Marketing-Expertin Antje Stensel ist überzeugt, dass die Bedeutung von Influencer-Marketing weiter zunehmen wird. Sie gibt Tipps für eine gute Zusammenarbeit.
Antje Stensel, was kann Influencer-Marketing besser als herkömmliche Werbung?
Influencer holen ihre Community auf einer sehr persönlichen, emotionalen Ebene ab. Ihre Erfahrungen mit einer Marke oder einem Betrieb können die Follower mit allen Sinnen miterleben. Wie riecht und schmeckt das Essen? Wie ist die Atmosphäre im ausgesuchten Hotel? Influencer lassen ihre Community unmittelbar teilhaben.
Ein Vorteil des Influencer-Marketings ist die Authentizität. Gilt dieses Argument trotz wachsender Skepsis gegenüber gekauften Posts?
Bei einer seriösen Kooperation zwischen einem Betrieb und einem Influencer werden die Posts offiziell als Werbung deklariert. Umso wichtiger ist es, einen Influencer zu finden, der Vertrauen bei seinen Followern geniesst und zudem vor allem eins ist: authentisch.
Wie findet man die passenden Influencer?
Es gibt spezialisierte Suchmaschinen wie Buzzsumo oder Influma, aber auch Online-Agenturen, die bei der Suche helfen. Bevor eine Kooperation eingegangen wird, empfiehlt es sich jedoch, den potenziellen Partner über einen gewissen Zeitraum zu beobachten. Wie ist die Stimmung unter den Followern? Wie viele Kommentare oder Likes erhält ein durchschnittlicher Post? Passt der Stil zum eigenen Unternehmen?
Wie wichtig ist die Followerzahl?
Sie ist ein wichtiges Kriterium, jedoch nicht das einzige. Ist einem Hotel in erster Linie die Steigerung des Bekanntheitsgrades wichtig, spielt die Anzahl der Follower natürlich eine wesentliche Rolle. Reichweite ist aber nicht alles. Wenn Sie etwa ein Unternehmen führen, das mit besonderer Exklusivität im gehobenen Preissegment wirbt, ist eine Mikro-Influencerin mit einer überschaubaren, dafür erlesenen Community sinnvoller.
Wie kann man echte von gekauften Followern unterscheiden?
Der wichtigste Indikator ist die Aktivität innerhalb der Community. Sollte die Aktivität, also die Anzahl der Likes, Re-Posts und Kommentare trotz hoher Followerzahl gering sein, ist Skepsis angebracht.
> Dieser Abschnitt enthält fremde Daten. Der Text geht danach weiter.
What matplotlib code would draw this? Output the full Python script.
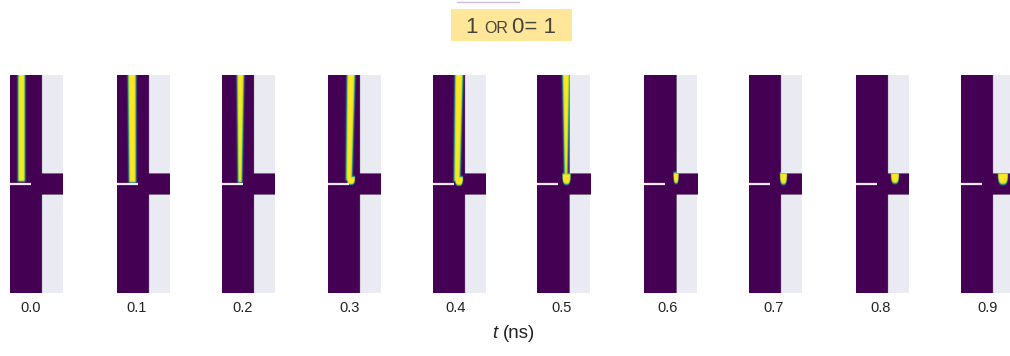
import matplotlib
matplotlib.use('Agg')

import matplotlib.pyplot as plt
import numpy as np
from matplotlib.patches import Rectangle

plt.rcParams.update({
    'font.family': ['Liberation Sans', 'DejaVu Sans'],
})

# time of each snapshot (ns)
times = [0.0, 0.1, 0.2, 0.3, 0.4, 0.5, 0.6, 0.7, 0.8, 0.9]

# yellow stripe inside the waveguide (panel pixels, x from left, y from top)
stripe_left_top = [8, 11, 15, 19, 22, 25, np.nan, np.nan, np.nan, np.nan]
stripe_left_bot = [8, 12, 16, 18, 21, 27, np.nan, np.nan, np.nan, np.nan]
stripe_w_top = [7, 8, 7, 8, 8, 7, 0, 0, 0, 0]
stripe_w_bot = [7, 7, 4, 6, 6, 3, 0, 0, 0, 0]
stripe_end = [107, 108, 108, 106, 107, 104, 0, 0, 0, 0]

# blob near the output notch
blob_x0 = [np.nan, np.nan, np.nan, 19, 22, 25, 29, 31, 35, 37]
blob_x1 = [np.nan, np.nan, np.nan, 27, 30, 33, 34, 38, 43, 47]
blob_y0 = [np.nan, np.nan, np.nan, 102, 102, 99, 98, 98, 98, 98]
blob_y1 = [np.nan, np.nan, np.nan, 110, 111, 110, 109, 110, 109, 110]

# panel geometry (pixels)
PW, PH = 53, 218
GUIDE_W = 32
NOTCH_Y0, NOTCH_Y1 = 99, 120
BAR_Y, BAR_X1 = 109, 21
panel_left = [10, 117, 222, 328, 433, 537, 644, 749, 856, 961]
label_x = [31, 137, 243, 350, 456, 562, 668, 774, 881, 988]
panel_top = 75

FW, FH = 1010, 356
fig = plt.figure(figsize=(FW / 100, FH / 100), dpi=100)

sub = 4
xs = (np.arange(PW * sub) + 0.5) / sub
ys = (np.arange(PH * sub) + 0.5) / sub
X, Y = np.meshgrid(xs, ys)


def soft(d, s=0.4):
    return 1.0 / (1.0 + np.exp(-d / s))


grey = (X > GUIDE_W) & ~((Y >= NOTCH_Y0) & (Y < NOTCH_Y1))

for i, t in enumerate(times):
    field = np.zeros_like(X)
    if not np.isnan(stripe_left_top[i]):
        frac = np.clip(Y / stripe_end[i], 0, 1)
        left = stripe_left_top[i] + (stripe_left_bot[i] - stripe_left_top[i]) * frac
        width = stripe_w_top[i] + (stripe_w_bot[i] - stripe_w_top[i]) * frac
        field = np.maximum(field, soft(X - left) * soft(left + width - X) * soft(stripe_end[i] - Y))
    if not np.isnan(blob_x0[i]):
        cx = 0.5 * (blob_x0[i] + blob_x1[i])
        rx = 0.5 * (blob_x1[i] - blob_x0[i])
        ry = blob_y1[i] - blob_y0[i]
        # flat top, rounded box-like bottom
        r = (np.abs(X - cx) / rx) ** 3 + (np.clip(Y - blob_y0[i], 0, None) / ry) ** 3
        field = np.maximum(field, soft((1 - r) * 3, 0.35) * soft(Y - blob_y0[i]))
    img = np.ma.masked_where(grey, field)

    ax = fig.add_axes([panel_left[i] / FW, 1 - (panel_top + PH) / FH, PW / FW, PH / FH])
    ax.set_facecolor('#EAEAF2')
    ax.imshow(img, cmap='viridis', vmin=0, vmax=1, extent=(0, PW, PH, 0),
              interpolation='antialiased', aspect='auto')
    ax.plot([0, BAR_X1], [BAR_Y, BAR_Y], color='#F3ECF4', lw=1.6, solid_capstyle='butt')
    ax.set_xlim(0, PW)
    ax.set_ylim(PH, 0)
    ax.set_xticks([])
    ax.set_yticks([])
    for sp in ax.spines.values():
        sp.set_visible(False)
    fig.text(label_x[i] / FW, 1 - 308 / FH, f'{t:.1f}', ha='center', va='center',
             fontsize=10.5, color='#222222')

fig.text(495 / FW, 1 - 333 / FH, 't', ha='center', va='center', fontsize=13.5,
         fontstyle='italic', color='#222222')
fig.text(519 / FW, 1 - 333 / FH, '(ns)', ha='center', va='center', fontsize=13.5,
         color='#222222')

# title box
fig.patches.append(Rectangle((451 / FW, 1 - 41 / FH), 121 / FW, 32 / FH,
                             transform=fig.transFigure, facecolor='#FFE699',
                             edgecolor='none'))
fig.add_artist(plt.Line2D([457 / FW, 519 / FW], [1 - 2 / FH, 1 - 2 / FH],
                          color='#CDBFD6', lw=1))
base = 1 - 33 / FH
fig.text(465 / FW, base, '1', fontsize=16, color='#44443a', va='baseline')
fig.text(484 / FW, base, 'OR', fontsize=11.5, color='#44443a', va='baseline')
fig.text(512 / FW, base, '0= 1', fontsize=16, color='#44443a', va='baseline')

fig.savefig('out.png', dpi=100)
plt.close(fig)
Auch wenn ein Influencer selbst 30 000 anderen Kanälen folgt, sollte man Abstand nehmen. Man kann davon ausgehen, dass ihm ein Grossteil seiner eigenen Community aus reiner Höflichkeit folgt.
Wie viel Kontrolle hat man beim Influencer-Marketing über das fertige Produkt?
Influencer arbeiten nicht nach einem vorgegebenen Skript. Es handelt sich um outgesourcte Werbung, die neben einem vertraglichen Rahmen auch auf Vertrauen basiert. Eine völlige Kontrolle gab es im Marketing allerdings ohnehin noch nie, und auch die klassische PR ist grundsätzlich mit Unsicherheiten behaftet.
Wie wird sich das Potenzial von Influencer-Marketing Ihrer Meinung nach entwickeln?
Die Social-Media-Welt hat sich im vergangenen Jahrzehnt rasend schnell bewegt. Bereits heute geben drei Viertel der in einer Studie von Pricewaterhouse Coopers befragten 16- bis 19-Jährigen an, schon einmal durch Influencer auf ein Produkt aufmerksam geworden zu sein. Das Potenzial ist enorm, und das wird sich so schnell auch nicht ändern, denn die Ära der Influencer hat gerade erst begonnen.